Die Entwicklung dieser Geschichte und einer gewissen Szenerie ist auch gerade bei Songs, die aus keiner konkreten Erzählung oder Show stammen sehr wichtig. Lieder aus Musicals mit einer Storyline beispielsweise geben ja schon eine konkrete Situation vor. Beim Entwickeln dieser eigenen Figur sollte man auch diese detailliert beschreiben und sich einen Grund überlegen, wieso diese Person dieses Lied zu diesem Zeitpunkt singt und aus welchem Moment heraus. Eine gute Hilfestellung zum emotionalen Einstieg in einen direkt adressierenden Song ist beispielsweise das Festlegen einer Textzeile, die direkt vor Beginn zu einem gesagt wird. Bevor man performt ruft man sich besagtes Textmaterial in den Kopf und lässt sich davon in das Singen geleiten. Uns wird auch in der Academy oft davon berichtet, dass man sich später im Berufsleben die Langzeitrollen sozusagen frisch halten muss, da man teilweise 7 mal die Woche mit der selben Geschichte, mit dem selben Text und den selben Songs auf der Bühne steht. Rüberkommen darf das aber nicht. Ein von seiner Rolle gelangweilter oder nur noch „abrufender“ Darsteller kann dem Publikum nicht mehr viel entgegenbringen. Eine mögliche Lösung, wie uns schon verraten wurde, ist es zum Beispiel, sich einfach neue Wege zum selben Ziel für die Figur zu suchen oder von einem anderen Punkt zu spielen, der dem Charakter der Figur und dem, was man transportieren möchte aber immer noch entspricht. Wie man bereits merkt ist das alles ein sehr schmaler und doch breiter Pfad. Ein Widerspruch in sich, denn so viel Freiheit man auch hat in der Erarbeitung einer Rolle oder einer Szene, so viele Fehlentscheidungen kann man auch treffen. Wenn etwas intellektuell beispielsweise brillant klingt, man aber emotional trotzdem keine Verbindung aufbauen kann und bei diesem Schritt stecken bleibt, dann sollte man noch mal tief in sich horchen und nach dem Grund, bzw. dem „Trigger“ für einem selbst suchen. Als Trigger bezeichnet man den Auslöser eines gewissen emotionalen Zustands. Das kann wie oben bereits erwähnt eine vorgestellte Textzeile sein, aber auch eine Erinnerung an etwas persönlich Erlebtes widerspiegeln.

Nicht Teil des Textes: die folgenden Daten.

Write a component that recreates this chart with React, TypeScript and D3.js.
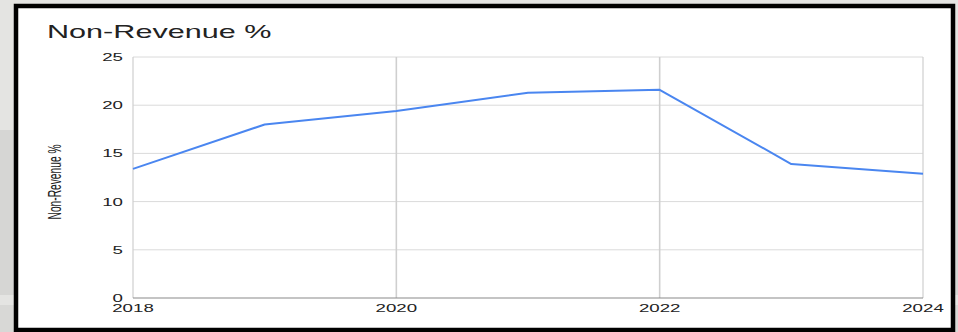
import React from "react";
import * as d3 from "d3";

// Non-revenue share by year
const years: number[] = [2018, 2019, 2020, 2021, 2022, 2023, 2024];
const nonRevenuePct: number[] = [13.4, 18.0, 19.4, 21.3, 21.6, 13.9, 12.9];

const yTicks: number[] = [0, 5, 10, 15, 20, 25];
const xTicks: number[] = [2018, 2020, 2022, 2024];

const W = 958;
const H = 332;
const plot = { left: 133, right: 923, top: 57, bottom: 298 };
const SX = 1.7; // horizontal stretch of the glyphs
const FONT = "'Liberation Sans', Arial, Helvetica, sans-serif";

export default function App() {
  const x = d3.scaleLinear().domain([2018, 2024]).range([plot.left, plot.right]);
  const y = d3.scaleLinear().domain([0, 25]).range([plot.bottom, plot.top]);

  const line = d3
    .line<number>()
    .x((_, i) => x(years[i]))
    .y((d) => y(d));

  const stretched = (tx: number, ty: number) => `translate(${tx},${ty}) scale(${SX},1)`;

  return (
    <svg
      width={W}
      height={H}
      style={{ position: "absolute", left: 0, top: 0, display: "block" }}
    >
      {/* surrounding backdrop */}
      <rect x={0} y={0} width={W} height={H} fill="#e4e4e2" />
      <rect x={0} y={130} width={16} height={165} fill="#d6d6d4" />
      <rect x={0} y={305} width={16} height={27} fill="#d8d8d6" />
      <rect x={952} y={130} width={6} height={165} fill="#d6d6d4" />
      <rect x={952} y={305} width={6} height={27} fill="#d8d8d6" />

      {/* framed card */}
      <rect x={16} y={6} width={937} height={324} fill="#ffffff" stroke="#000" strokeWidth={4.5} />

      {/* title */}
      <text
        transform={stretched(47, 38)}
        fontFamily={FONT}
        fontSize={18}
        fill="#222"
      >
        Non-Revenue %
      </text>

      {/* horizontal gridlines */}
      {yTicks
        .filter((t) => t > 0)
        .map((t) => (
          <line
            key={`h${t}`}
            x1={plot.left}
            x2={plot.right}
            y1={y(t)}
            y2={y(t)}
            stroke="#dadada"
            strokeWidth={1}
          />
        ))}

      {/* vertical gridlines */}
      {xTicks.map((t) => (
        <line
          key={`v${t}`}
          x1={x(t)}
          x2={x(t)}
          y1={plot.top}
          y2={plot.bottom}
          stroke="#cfcfcf"
          strokeWidth={t === 2018 || t === 2024 ? 1.2 : 1.6}
        />
      ))}

      {/* baseline */}
      <line
        x1={plot.left}
        x2={plot.right}
        y1={y(0)}
        y2={y(0)}
        stroke="#8a8a8a"
        strokeWidth={1.2}
      />

      {/* series */}
      <path
        d={line(nonRevenuePct) ?? ""}
        fill="none"
        stroke="#4a86f0"
        strokeWidth={2}
        strokeLinejoin="round"
      />

      {/* y tick labels */}
      {yTicks.map((t) => (
        <text
          key={`yl${t}`}
          transform={stretched(123, y(t) + 4)}
          textAnchor="end"
          fontFamily={FONT}
          fontSize={11}
          fill="#222"
        >
          {t}
        </text>
      ))}

      {/* x tick labels */}
      {xTicks.map((t) => (
        <text
          key={`xl${t}`}
          transform={stretched(x(t), 312)}
          textAnchor="middle"
          fontFamily={FONT}
          fontSize={11}
          fill="#222"
        >
          {t}
        </text>
      ))}

      {/* y axis title */}
      <text
        transform={`translate(61,182) scale(${SX},1) rotate(-90)`}
        textAnchor="middle"
        fontFamily={FONT}
        fontSize={10.5}
        textLength={75}
        lengthAdjust="spacingAndGlyphs"
        fill="#222"
      >
        Non-Revenue %
      </text>
    </svg>
  );
}
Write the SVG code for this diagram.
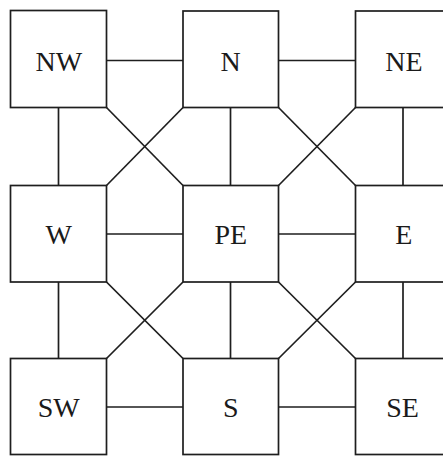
<svg xmlns="http://www.w3.org/2000/svg" width="443" height="456" viewBox="0 0 443 456">
<style>
.box{fill:#fff;stroke:#1e1e1e;stroke-width:1.7}
.lbl{font-family:"Liberation Serif","Times New Roman",serif;font-size:28px;fill:#1a1a1a;text-anchor:middle}
.c line{stroke:#1e1e1e;stroke-width:1.7}
</style>
<rect width="443" height="456" fill="#fff"/>
<g id="connectors" class="c">
<line x1="106.5" y1="60.5" x2="183" y2="60.5"/>
<line x1="278.5" y1="60.5" x2="355.5" y2="60.5"/>
<line x1="106.5" y1="234" x2="183" y2="234"/>
<line x1="278.5" y1="234" x2="355.5" y2="234"/>
<line x1="106.5" y1="407" x2="183" y2="407"/>
<line x1="278.5" y1="407" x2="355.5" y2="407"/>
<line x1="58.5" y1="107.5" x2="58.5" y2="185.5"/>
<line x1="230.5" y1="107.5" x2="230.5" y2="185.5"/>
<line x1="403" y1="107.5" x2="403" y2="185.5"/>
<line x1="58.5" y1="282" x2="58.5" y2="358.5"/>
<line x1="230.5" y1="282" x2="230.5" y2="358.5"/>
<line x1="403" y1="282" x2="403" y2="358.5"/>
<line x1="106.5" y1="107.5" x2="183" y2="185.5"/>
<line x1="183" y1="107.5" x2="106.5" y2="185.5"/>
<line x1="278.5" y1="107.5" x2="355.5" y2="185.5"/>
<line x1="355.5" y1="107.5" x2="278.5" y2="185.5"/>
<line x1="106.5" y1="282" x2="183" y2="358.5"/>
<line x1="183" y1="282" x2="106.5" y2="358.5"/>
<line x1="278.5" y1="282" x2="355.5" y2="358.5"/>
<line x1="355.5" y1="282" x2="278.5" y2="358.5"/>
</g>
<g id="NW"><rect class="box" x="10.5" y="10.5" width="96" height="97"/><text class="lbl" x="58.8" y="70.5">NW</text></g>
<g id="N"><rect class="box" x="183" y="11" width="95.5" height="96.5"/><text class="lbl" x="230.7" y="70.5">N</text></g>
<g id="NE"><rect class="box" x="355.5" y="11" width="100" height="96.5"/><text class="lbl" x="404" y="70.5">NE</text></g>
<g id="W"><rect class="box" x="10.5" y="185.5" width="96" height="96.5"/><text class="lbl" x="58.8" y="243.5">W</text></g>
<g id="PE"><rect class="box" x="183" y="185.5" width="95.5" height="96.5"/><text class="lbl" x="230.8" y="244">PE</text></g>
<g id="E"><rect class="box" x="355.5" y="185.5" width="100" height="96.5"/><text class="lbl" x="403.7" y="244">E</text></g>
<g id="SW"><rect class="box" x="10.5" y="358.5" width="96" height="96"/><text class="lbl" x="58.8" y="416.5">SW</text></g>
<g id="S"><rect class="box" x="183" y="358.5" width="95.5" height="96"/><text class="lbl" x="230.7" y="416.5">S</text></g>
<g id="SE"><rect class="box" x="355.5" y="358.5" width="100" height="96"/><text class="lbl" x="402.5" y="416.5">SE</text></g>
</svg>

In der heißen Phase der Aufnahmeprüfungen „damals“ habe ich mir durch die Vielzahl an vorzubereitendem Material eine Tabelle erstellt, die unter anderem auch die Trigger für jede Rolle beinhaltet. Teilweise kann dort auch nur das Motto stehen, mit dem du als diese Rolle in diese Szene einsteigen möchtest. Diese Tabelle lag dann beispielsweise in meinem Umziehbereich, wenn ich zwischen mehreren Monologen war und ich warf, bevor ich wieder vor die Jury trat, einen Blick drauf, um mich zu fokussieren und das wichtigste dieser Situation blitzschnell wieder abzurufen. Aus dem einfachen Grund, weil man sich bei teilweise 4 hintereinander zu spielen Monologen einfach eine Hilfe bauen muss, um beim wechseln der Rollen nicht den Verstand zu verlieren und geordnet zu bleiben.

Dieser Eintrag wird wohl nicht der letzte zu diesem unerschöpflichen Thema sein. Ich weiß, dass das alles vielleicht erstmal kompliziert und nach viel Arbeit klingt, aber hat man einen Text oder Song erstmal so intensiv bearbeitet, verschmilzt dieser plötzlich mit einem – es wird im Idealfall eine Reise ins eigene „Ich“, ob für die Zuschauer oder einen selbst!